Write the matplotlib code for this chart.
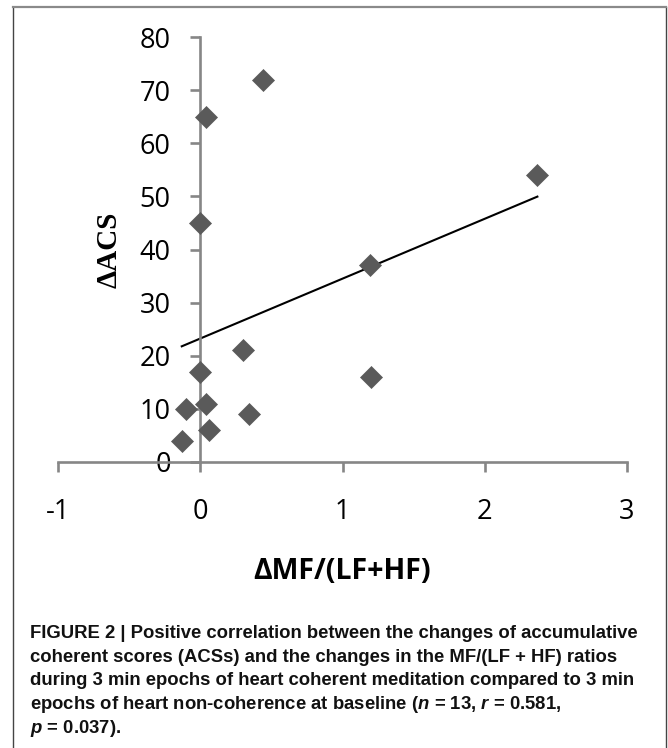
import matplotlib
matplotlib.use("Agg")
import matplotlib.pyplot as plt
from matplotlib.lines import Line2D
import numpy as np

# ---- data ----
mf_ratio_change = [0.44, 0.04, 0.00, 2.37, 1.19, 1.20, 0.30, 0.00, -0.10, 0.04, 0.345, 0.06, -0.13]
acs_change = [72, 65, 45, 54, 37, 16, 21, 17, 10, 11, 9, 6, 4]
x_ticks = [-1, 0, 1, 2, 3]
y_ticks = [0, 10, 20, 30, 40, 50, 60, 70, 80]
x_label = "ΔMF/(LF+HF)"
y_label = "ΔACS"

plt.rcParams['axes.unicode_minus'] = False
plt.rcParams['mathtext.fontset'] = 'custom'
plt.rcParams['mathtext.rm'] = 'Liberation Sans:bold'
plt.rcParams['mathtext.it'] = 'Liberation Sans:italic:bold'
has_bfit = 'mathtext.bfit' in plt.rcParams
if has_bfit:
    plt.rcParams['mathtext.bfit'] = 'Liberation Sans:italic:bold'
itcmd = r'\mathbfit' if has_bfit else r'\mathit'

W, H = 668, 748
fig = plt.figure(figsize=(W / 100, H / 100), dpi=100)
fig.patch.set_facecolor('white')

# axes: x -1..3 spans px 58..627, y 0..80 spans px 462..37
ax = fig.add_axes([58 / W, 1 - 462 / H, (627 - 58) / W, (462 - 37) / H])
ax.set_facecolor('none')
ax.set_xlim(-1, 3)
ax.set_ylim(0, 80)

axis_col = '#868686'
for s in ['top', 'right']:
    ax.spines[s].set_visible(False)
ax.spines['left'].set_position(('data', 0))
ax.spines['bottom'].set_position(('data', 0))
for s in ['left', 'bottom']:
    ax.spines[s].set_color(axis_col)
    ax.spines[s].set_linewidth(1.9)

ax.set_xticks(x_ticks)
ax.set_yticks(y_ticks)
ax.set_xticklabels([str(v) for v in x_ticks])
ax.set_yticklabels([str(v) for v in y_ticks])
ax.tick_params(axis='both', direction='out', length=7.2, width=1.9, color=axis_col,
               labelsize=19.5, labelcolor='black')
ax.tick_params(axis='x', pad=19)
ax.tick_params(axis='y', pad=14)
for lab in ax.get_xticklabels() + ax.get_yticklabels():
    lab.set_fontfamily(['Open Sans', 'DejaVu Sans'])

# trend line over the data range
coef = np.polyfit(mf_ratio_change, acs_change, 1)
xs = np.array([min(mf_ratio_change), max(mf_ratio_change)])
ax.plot(xs, np.polyval(coef, xs), color='black', lw=1.5, zorder=2, clip_on=False)

ax.plot(mf_ratio_change, acs_change, linestyle='none', marker='D', markersize=11.2,
        markerfacecolor='#5a5a5a', markeredgecolor='#5a5a5a', markeredgewidth=0.5,
        zorder=3, clip_on=False)

ax.set_xlabel(x_label, fontsize=20.5, fontweight='bold', family=['Open Sans', 'DejaVu Sans'],
              labelpad=22)
ax.set_ylabel(y_label, fontsize=21, fontweight='bold', family=['Liberation Serif', 'DejaVu Serif'],
              labelpad=12.5)

# figure frame lines
fx = lambda px: px / W
fy = lambda py: 1 - py / H
fig.add_artist(Line2D([fx(13), fx(13)], [fy(7), 0], transform=fig.transFigure, color='#444444', lw=1.0))
fig.add_artist(Line2D([fx(665.5), fx(665.5)], [fy(7), 0], transform=fig.transFigure, color='#444444', lw=1.0))
fig.add_artist(Line2D([fx(13), fx(665.5)], [fy(7), fy(7)], transform=fig.transFigure, color='#8a8a8a', lw=1.6))

# caption
cap_lines = [
    "FIGURE 2 | Positive correlation between the changes of accumulative",
    "coherent scores (ACSs) and the changes in the MF/(LF + HF) ratios",
    "during 3 min epochs of heart coherent meditation compared to 3 min",
    "epochs of heart non-coherence at baseline ($" + itcmd + "{n}$ = 13, $" + itcmd + "{r}$ = 0.581,",
    "$" + itcmd + "{p}$ = 0.037).",
]
base0 = 638
step = 23.7
for i, line in enumerate(cap_lines):
    fig.text(fx(30.5), fy(base0 + i * step), line, fontsize=13.3, fontweight='bold',
             family=['Liberation Sans', 'DejaVu Sans'], color='#111111', va='baseline', ha='left')

fig.savefig('out.png', dpi=100, facecolor='white')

-----

Search the data for the string "matplotlib". List each line that has it.

TASK ANSWER
Write the matplotlib code for this chart.
import matplotlib
matplotlib.use("Agg")
import matplotlib.pyplot as plt
from matplotlib.lines import Line2D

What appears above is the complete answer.